◆ WHAT IS NEEDED ◆
Leave out the pictures, then reproduce the rest of the material exactly.

** Start of DATA SECTION **

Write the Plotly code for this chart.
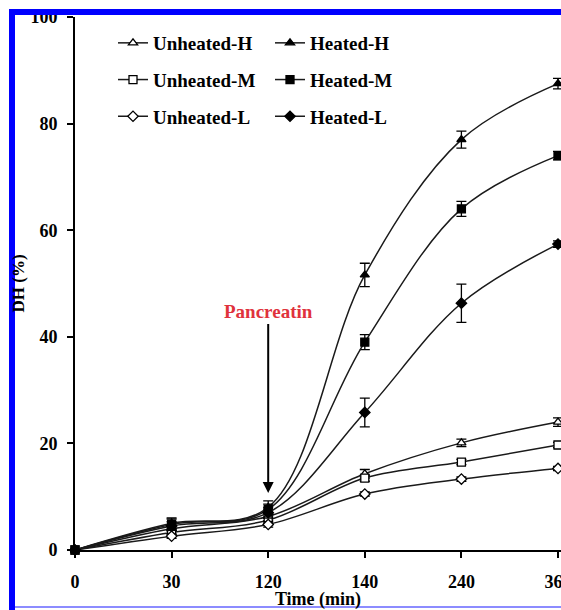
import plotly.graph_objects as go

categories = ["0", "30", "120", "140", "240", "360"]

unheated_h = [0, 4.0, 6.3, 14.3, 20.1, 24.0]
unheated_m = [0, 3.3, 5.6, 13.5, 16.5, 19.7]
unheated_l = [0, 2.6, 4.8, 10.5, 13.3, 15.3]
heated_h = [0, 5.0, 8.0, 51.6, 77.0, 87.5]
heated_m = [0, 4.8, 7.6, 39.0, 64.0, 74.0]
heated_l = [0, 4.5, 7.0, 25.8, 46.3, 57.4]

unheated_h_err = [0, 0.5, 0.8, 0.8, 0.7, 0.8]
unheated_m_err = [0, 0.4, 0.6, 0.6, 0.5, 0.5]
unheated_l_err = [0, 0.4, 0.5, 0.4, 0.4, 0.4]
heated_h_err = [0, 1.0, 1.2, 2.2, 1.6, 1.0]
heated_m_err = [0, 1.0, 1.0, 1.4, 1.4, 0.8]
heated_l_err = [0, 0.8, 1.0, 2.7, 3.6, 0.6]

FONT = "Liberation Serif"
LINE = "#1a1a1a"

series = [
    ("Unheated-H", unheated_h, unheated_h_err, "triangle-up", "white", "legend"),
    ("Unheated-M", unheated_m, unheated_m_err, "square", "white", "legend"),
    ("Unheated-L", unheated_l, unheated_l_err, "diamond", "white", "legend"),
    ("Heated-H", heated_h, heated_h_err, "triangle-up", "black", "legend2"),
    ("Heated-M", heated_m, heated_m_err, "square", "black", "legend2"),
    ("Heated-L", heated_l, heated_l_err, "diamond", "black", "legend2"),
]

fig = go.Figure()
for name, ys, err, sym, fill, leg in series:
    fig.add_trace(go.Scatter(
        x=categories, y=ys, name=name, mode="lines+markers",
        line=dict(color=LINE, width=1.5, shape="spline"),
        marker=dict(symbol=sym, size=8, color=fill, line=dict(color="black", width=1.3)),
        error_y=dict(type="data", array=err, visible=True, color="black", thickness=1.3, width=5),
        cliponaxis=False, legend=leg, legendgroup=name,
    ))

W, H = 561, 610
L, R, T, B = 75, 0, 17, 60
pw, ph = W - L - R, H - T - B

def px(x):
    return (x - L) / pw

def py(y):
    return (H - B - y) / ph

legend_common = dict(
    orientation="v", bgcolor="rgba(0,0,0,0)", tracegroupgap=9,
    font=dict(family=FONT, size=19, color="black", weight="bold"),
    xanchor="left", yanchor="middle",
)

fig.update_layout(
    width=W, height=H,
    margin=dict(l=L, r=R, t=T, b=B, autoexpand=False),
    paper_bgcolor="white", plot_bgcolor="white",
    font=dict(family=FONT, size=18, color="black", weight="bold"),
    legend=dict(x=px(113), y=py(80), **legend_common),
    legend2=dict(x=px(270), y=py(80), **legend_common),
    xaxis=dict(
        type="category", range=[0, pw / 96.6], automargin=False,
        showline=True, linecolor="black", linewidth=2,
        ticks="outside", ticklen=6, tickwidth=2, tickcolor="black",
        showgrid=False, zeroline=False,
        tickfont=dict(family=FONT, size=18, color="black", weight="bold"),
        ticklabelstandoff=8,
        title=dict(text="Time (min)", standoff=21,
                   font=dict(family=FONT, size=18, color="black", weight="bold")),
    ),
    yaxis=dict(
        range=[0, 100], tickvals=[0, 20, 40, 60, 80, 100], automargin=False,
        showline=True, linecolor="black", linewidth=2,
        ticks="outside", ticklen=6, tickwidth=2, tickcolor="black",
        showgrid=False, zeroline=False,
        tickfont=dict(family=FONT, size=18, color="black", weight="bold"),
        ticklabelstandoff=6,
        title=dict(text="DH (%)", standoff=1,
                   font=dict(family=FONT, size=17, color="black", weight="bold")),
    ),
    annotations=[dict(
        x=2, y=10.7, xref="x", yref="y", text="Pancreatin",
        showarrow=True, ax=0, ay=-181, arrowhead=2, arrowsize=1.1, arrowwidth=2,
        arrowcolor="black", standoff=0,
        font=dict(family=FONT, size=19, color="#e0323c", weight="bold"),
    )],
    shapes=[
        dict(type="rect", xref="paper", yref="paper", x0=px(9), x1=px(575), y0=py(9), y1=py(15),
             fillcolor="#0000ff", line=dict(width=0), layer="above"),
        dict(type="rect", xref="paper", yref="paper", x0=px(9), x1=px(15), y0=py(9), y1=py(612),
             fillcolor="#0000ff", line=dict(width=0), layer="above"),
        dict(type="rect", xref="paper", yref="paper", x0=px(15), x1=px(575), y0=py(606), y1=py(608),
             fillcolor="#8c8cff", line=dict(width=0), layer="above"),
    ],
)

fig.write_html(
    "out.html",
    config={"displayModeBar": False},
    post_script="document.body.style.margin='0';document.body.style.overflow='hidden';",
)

** End of DATA SECTION **

◆ RESULT OF THE EXERCISE ◆
Write the Plotly code for this chart.
import plotly.graph_objects as go

categories = ["0", "30", "120", "140", "240", "360"]

unheated_h = [0, 4.0, 6.3, 14.3, 20.1, 24.0]
unheated_m = [0, 3.3, 5.6, 13.5, 16.5, 19.7]
unheated_l = [0, 2.6, 4.8, 10.5, 13.3, 15.3]
heated_h = [0, 5.0, 8.0, 51.6, 77.0, 87.5]
heated_m = [0, 4.8, 7.6, 39.0, 64.0, 74.0]
heated_l = [0, 4.5, 7.0, 25.8, 46.3, 57.4]

unheated_h_err = [0, 0.5, 0.8, 0.8, 0.7, 0.8]
unheated_m_err = [0, 0.4, 0.6, 0.6, 0.5, 0.5]
unheated_l_err = [0, 0.4, 0.5, 0.4, 0.4, 0.4]
heated_h_err = [0, 1.0, 1.2, 2.2, 1.6, 1.0]
heated_m_err = [0, 1.0, 1.0, 1.4, 1.4, 0.8]
heated_l_err = [0, 0.8, 1.0, 2.7, 3.6, 0.6]

FONT = "Liberation Serif"
LINE = "#1a1a1a"

series = [
    ("Unheated-H", unheated_h, unheated_h_err, "triangle-up", "white", "legend"),
    ("Unheated-M", unheated_m, unheated_m_err, "square", "white", "legend"),
    ("Unheated-L", unheated_l, unheated_l_err, "diamond", "white", "legend"),
    ("Heated-H", heated_h, heated_h_err, "triangle-up", "black", "legend2"),
    ("Heated-M", heated_m, heated_m_err, "square", "black", "legend2"),
    ("Heated-L", heated_l, heated_l_err, "diamond", "black", "legend2"),
]

fig = go.Figure()
for name, ys, err, sym, fill, leg in series:
    fig.add_trace(go.Scatter(
        x=categories, y=ys, name=name, mode="lines+markers",
        line=dict(color=LINE, width=1.5, shape="spline"),
        marker=dict(symbol=sym, size=8, color=fill, line=dict(color="black", width=1.3)),
        error_y=dict(type="data", array=err, visible=True, color="black", thickness=1.3, width=5),
        cliponaxis=False, legend=leg, legendgroup=name,
    ))

W, H = 561, 610
L, R, T, B = 75, 0, 17, 60
pw, ph = W - L - R, H - T - B

def px(x):
    return (x - L) / pw

def py(y):
    return (H - B - y) / ph

legend_common = dict(
    orientation="v", bgcolor="rgba(0,0,0,0)", tracegroupgap=9,
    font=dict(family=FONT, size=19, color="black", weight="bold"),
    xanchor="left", yanchor="middle",
)

fig.update_layout(
    width=W, height=H,
    margin=dict(l=L, r=R, t=T, b=B, autoexpand=False),
    paper_bgcolor="white", plot_bgcolor="white",
    font=dict(family=FONT, size=18, color="black", weight="bold"),
    legend=dict(x=px(113), y=py(80), **legend_common),
    legend2=dict(x=px(270), y=py(80), **legend_common),
    xaxis=dict(
        type="category", range=[0, pw / 96.6], automargin=False,
        showline=True, linecolor="black", linewidth=2,
        ticks="outside", ticklen=6, tickwidth=2, tickcolor="black",
        showgrid=False, zeroline=False,
        tickfont=dict(family=FONT, size=18, color="black", weight="bold"),
        ticklabelstandoff=8,
        title=dict(text="Time (min)", standoff=21,
                   font=dict(family=FONT, size=18, color="black", weight="bold")),
    ),
    yaxis=dict(
        range=[0, 100], tickvals=[0, 20, 40, 60, 80, 100], automargin=False,
        showline=True, linecolor="black", linewidth=2,
        ticks="outside", ticklen=6, tickwidth=2, tickcolor="black",
        showgrid=False, zeroline=False,
        tickfont=dict(family=FONT, size=18, color="black", weight="bold"),
        ticklabelstandoff=6,
        title=dict(text="DH (%)", standoff=1,
                   font=dict(family=FONT, size=17, color="black", weight="bold")),
    ),
    annotations=[dict(
        x=2, y=10.7, xref="x", yref="y", text="Pancreatin",
        showarrow=True, ax=0, ay=-181, arrowhead=2, arrowsize=1.1, arrowwidth=2,
        arrowcolor="black", standoff=0,
        font=dict(family=FONT, size=19, color="#e0323c", weight="bold"),
    )],
    shapes=[
        dict(type="rect", xref="paper", yref="paper", x0=px(9), x1=px(575), y0=py(9), y1=py(15),
             fillcolor="#0000ff", line=dict(width=0), layer="above"),
        dict(type="rect", xref="paper", yref="paper", x0=px(9), x1=px(15), y0=py(9), y1=py(612),
             fillcolor="#0000ff", line=dict(width=0), layer="above"),
        dict(type="rect", xref="paper", yref="paper", x0=px(15), x1=px(575), y0=py(606), y1=py(608),
             fillcolor="#8c8cff", line=dict(width=0), layer="above"),
    ],
)

fig.write_html(
    "out.html",
    config={"displayModeBar": False},
    post_script="document.body.style.margin='0';document.body.style.overflow='hidden';",
)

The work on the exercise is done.